Autumn: A Scalable Read Optimized LSM-tree based Key-Value Stores with Fast Point and Range Read Speed
Fuheng Zhao, Zach Miller, Leron Reznikov, Divyakant Agrawal, Amr El Abbadi
TL;DR
Autumn introduces Garnering, a read-optimized extension to LSM-tree stores that dynamically adjusts inter-level capacity ratios to improve point and range reads. The key idea is to fix the last-level ratio while scaling lower-level gaps by a factor $c<1$, resulting in a level count of $L=O(\sqrt{-\log_{c}(\frac{N}{B\cdot T})})$ and worst-case read costs around $O(\sqrt{-\log_{c}(\frac{N}{B\cdot T})})$, i.e., $O(\sqrt{\log N})$, with or without Bloom filters. Autumn also employs a delayed last-level compaction strategy and DRAM pinning for Level 0 to curb write amplification, and it leverages Bloom-filter optimization to minimize point-read I/Os. Empirical results on LevelDB/RocksDB show substantial read-speed gains with modest or comparable write amplification, validating Autumn’s applicability to OLTP and HTAP workloads. The work provides a principled framework for balancing read and write costs in LSM-trees, supported by theoretical analyses and substantial benchmarking.
Abstract
The Log Structured Merge Trees (LSM-tree) based key-value stores are widely used in many storage systems to support a variety of operations such as updates, point reads, and range reads. Traditionally, LSM-tree's merge policy organizes data into multiple levels of exponentially increasing capacity to support high-speed writes.

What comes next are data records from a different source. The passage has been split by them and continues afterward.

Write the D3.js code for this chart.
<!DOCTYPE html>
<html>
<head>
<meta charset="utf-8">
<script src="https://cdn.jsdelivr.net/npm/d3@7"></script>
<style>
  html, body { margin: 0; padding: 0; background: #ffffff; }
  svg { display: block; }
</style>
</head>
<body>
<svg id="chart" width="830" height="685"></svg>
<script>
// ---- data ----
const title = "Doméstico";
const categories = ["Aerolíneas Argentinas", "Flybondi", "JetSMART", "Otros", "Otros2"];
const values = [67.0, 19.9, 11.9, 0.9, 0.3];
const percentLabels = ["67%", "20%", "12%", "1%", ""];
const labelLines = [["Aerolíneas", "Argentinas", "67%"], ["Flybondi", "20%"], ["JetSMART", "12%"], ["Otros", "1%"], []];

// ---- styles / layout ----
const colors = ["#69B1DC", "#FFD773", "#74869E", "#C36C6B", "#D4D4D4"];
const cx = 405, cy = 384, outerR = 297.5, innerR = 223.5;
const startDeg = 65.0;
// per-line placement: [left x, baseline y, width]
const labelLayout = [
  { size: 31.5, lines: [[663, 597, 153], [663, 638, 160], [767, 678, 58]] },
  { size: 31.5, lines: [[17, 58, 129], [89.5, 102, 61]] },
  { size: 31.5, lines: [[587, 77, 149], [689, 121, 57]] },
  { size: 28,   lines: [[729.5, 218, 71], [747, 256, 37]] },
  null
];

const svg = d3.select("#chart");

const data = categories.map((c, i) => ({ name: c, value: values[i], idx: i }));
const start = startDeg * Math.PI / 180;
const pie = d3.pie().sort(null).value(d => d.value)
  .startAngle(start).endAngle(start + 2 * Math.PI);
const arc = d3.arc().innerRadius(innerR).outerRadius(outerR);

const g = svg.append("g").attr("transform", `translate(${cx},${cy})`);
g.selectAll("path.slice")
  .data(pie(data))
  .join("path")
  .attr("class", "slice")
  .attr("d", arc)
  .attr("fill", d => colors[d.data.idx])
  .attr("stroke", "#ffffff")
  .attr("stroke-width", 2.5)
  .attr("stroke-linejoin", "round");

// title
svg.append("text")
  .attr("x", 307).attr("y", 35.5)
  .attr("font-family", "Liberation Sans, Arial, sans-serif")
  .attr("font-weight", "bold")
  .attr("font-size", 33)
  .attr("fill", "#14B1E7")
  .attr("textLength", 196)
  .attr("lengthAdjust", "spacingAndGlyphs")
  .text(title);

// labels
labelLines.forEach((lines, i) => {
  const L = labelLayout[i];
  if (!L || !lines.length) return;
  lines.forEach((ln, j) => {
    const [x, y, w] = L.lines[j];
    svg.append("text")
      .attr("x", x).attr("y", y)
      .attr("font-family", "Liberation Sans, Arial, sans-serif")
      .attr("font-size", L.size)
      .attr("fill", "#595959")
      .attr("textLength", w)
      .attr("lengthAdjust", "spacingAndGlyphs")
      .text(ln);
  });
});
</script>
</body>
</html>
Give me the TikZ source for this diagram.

However, we contend that the traditional merge policies are not optimized for reads. In this work, we present Autumn, a scalable and read optimized LSM-tree based key-value stores with minimal point and range read cost. The key idea in improving the read performance is to dynamically adjust the capacity ratio between two adjacent levels as more data are stored. As a result, smaller levels gradually increase their capacities and merge more often. In particular, the point and range read cost improves from the previous best known $O(logN)$ complexity to $O(\sqrt{logN})$ in Autumn by applying the novel Garnering merge policy. While Garnering merge policy optimizes for both point reads and range reads, it maintains high performance for updates. Moreover, to further improve the update costs, Autumn uses a small amount of bounded space of DRAM to pin/keep the first level of LSM-tree. We implemented Autumn on top of LevelDB and experimentally showcases the gain in performance for real world workloads.